* Work to complete
From the listing below, extract every line containing "React".

※ ※ ※

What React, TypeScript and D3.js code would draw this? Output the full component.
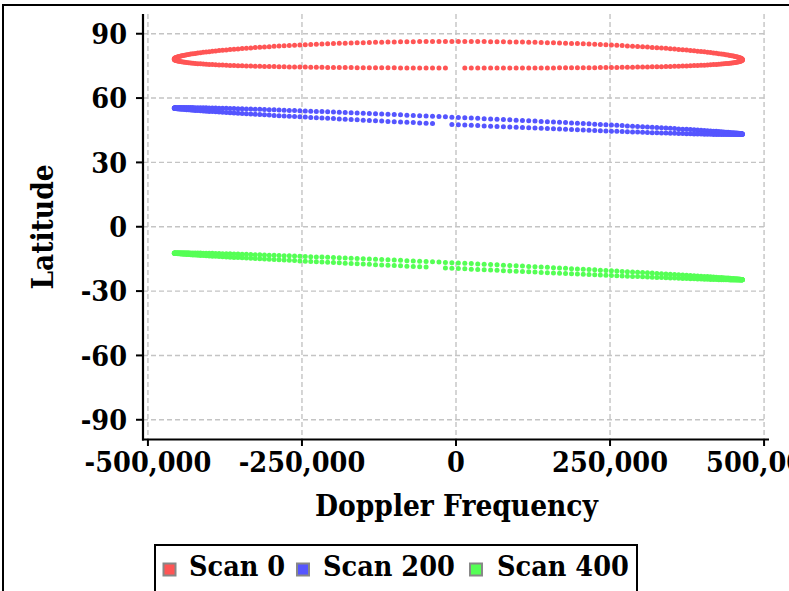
import React from "react";
import * as d3 from "d3";

// ---- data ----
const scanNames = ["Scan 0", "Scan 200", "Scan 400"];
const scanColors = ["#ff5555", "#5555ff", "#55ff55"];
// latitude of the loop ends (left = lowest Doppler, right = highest Doppler)
const tipLeftLat = [78.2, 55.35, -12.3];
const tipRightLat = [77.9, 43.2, -24.7];
// half-thickness of each loop and its mid bulge (degrees latitude)
const halfWidthLat = [6.2, 1.7, 1.3];
const bulgeLat = [2.15, 0, 0.3];
// Doppler centre / half span of each scan and the missing samples
const dopplerCenter = [3800, 3800, 3800];
const dopplerHalfSpan = [461000, 461000, 461000];
const samplesPerScan = [276, 276, 276];
const gapDoppler = [-3000, -20000, -28000];

const xTicks = [-500000, -250000, 0, 250000, 500000];
const yTicks = [90, 60, 30, 0, -30, -60, -90];
const xDomain = [-508000, 508000];
const yDomain = [-99.2, 99.2];

type Pt = { x: number; y: number };

function buildScan(k: number): Pt[] {
  const n = samplesPerScan[k];
  const pts: (Pt & { lower: boolean })[] = [];
  for (let i = 0; i < n; i++) {
    const t = (2 * Math.PI * i) / n;
    const c = Math.cos(t);
    const s = Math.sin(t);
    const x = dopplerCenter[k] + dopplerHalfSpan[k] * c;
    const base = tipLeftLat[k] + (tipRightLat[k] - tipLeftLat[k]) * (1 + c) / 2;
    const y = base + bulgeLat[k] * s * s + halfWidthLat[k] * s;
    pts.push({ x, y, lower: s < 0 });
  }
  // drop the two lower-branch samples closest to the gap
  const lowers = pts
    .map((p, i) => ({ i, d: p.lower ? Math.abs(p.x - gapDoppler[k]) : Infinity }))
    .sort((a, b) => a.d - b.d)
    .slice(0, 2)
    .map((o) => o.i);
  return pts.filter((_, i) => !lowers.includes(i));
}

const FONT = "'DejaVu Serif Condensed', 'DejaVu Serif', serif";

export default function App() {
  const x = d3.scaleLinear().domain(xDomain).range([143, 769]);
  const y = d3.scaleLinear().domain(yDomain).range([439.5, 14]);
  const fmt = (v: number) => d3.format(",")(v).replace("\u2212", "-");
  const scans = scanNames.map((_, k) => buildScan(k));
  const legendX = [163.5, 297, 470];
  const legendTextX = [189, 323, 497];

  return (
    <svg
      width={789}
      height={591}
      style={{ position: "absolute", left: 0, top: 0, background: "#fff" }}
      fontFamily={FONT}
      fontWeight="bold"
    >
      <rect x={3} y={5} width={1000} height={1000} fill="#fff" stroke="#000" strokeWidth={2} />
      {/* grid */}
      {yTicks.map((t) => (
        <line key={"gy" + t} x1={143} x2={767} y1={y(t)} y2={y(t)} stroke="#c4c4c4" strokeWidth={1.4} strokeDasharray="5,3" />
      ))}
      {xTicks.map((t) => (
        <line key={"gx" + t} x1={x(t)} x2={x(t)} y1={14} y2={439.5} stroke="#c4c4c4" strokeWidth={1.4} strokeDasharray="5,3" />
      ))}
      {/* points */}
      {scans.map((pts, k) => (
        <g key={"s" + k} fill={scanColors[k]}>
          {pts.map((p, i) => (
            <circle key={i} cx={x(p.x)} cy={y(p.y)} r={2.5} />
          ))}
        </g>
      ))}
      {/* axes */}
      <line x1={143} x2={143} y1={14} y2={440.5} stroke="#000" strokeWidth={2.2} />
      <line x1={142} x2={769} y1={439.5} y2={439.5} stroke="#000" strokeWidth={2.2} />
      {yTicks.map((t) => (
        <g key={"yt" + t}>
          <line x1={136} x2={143} y1={y(t)} y2={y(t)} stroke="#000" strokeWidth={2} />
          <text x={127} y={y(t)} dy="0.36em" textAnchor="end" fontSize={28.5}>
            {t}
          </text>
        </g>
      ))}
      {xTicks.map((t) => (
        <g key={"xt" + t}>
          <line x1={x(t)} x2={x(t)} y1={439.5} y2={446} stroke="#000" strokeWidth={2} />
          <text x={x(t)} y={472} textAnchor="middle" fontSize={28.5}>
            {fmt(t)}
          </text>
        </g>
      ))}
      <text x={456.5} y={516} textAnchor="middle" fontSize={29.5}>
        Doppler Frequency
      </text>
      <text transform="translate(53,227) rotate(-90)" textAnchor="middle" fontSize={29.5}>
        Latitude
      </text>
      {/* legend */}
      <rect x={155} y={545} width={482} height={80} fill="#fff" stroke="#000" strokeWidth={2} />
      {scanNames.map((name, k) => (
        <g key={"lg" + k}>
          <rect x={legendX[k]} y={563.5} width={12} height={12} fill={scanColors[k]} stroke="#888" strokeWidth={2} />
          <text x={legendTextX[k]} y={576} fontSize={28.5}>
            {name}
          </text>
        </g>
      ))}
    </svg>
  );
}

※ ※ ※

* Solved exercise
What React, TypeScript and D3.js code would draw this? Output the full component.
import React from "react";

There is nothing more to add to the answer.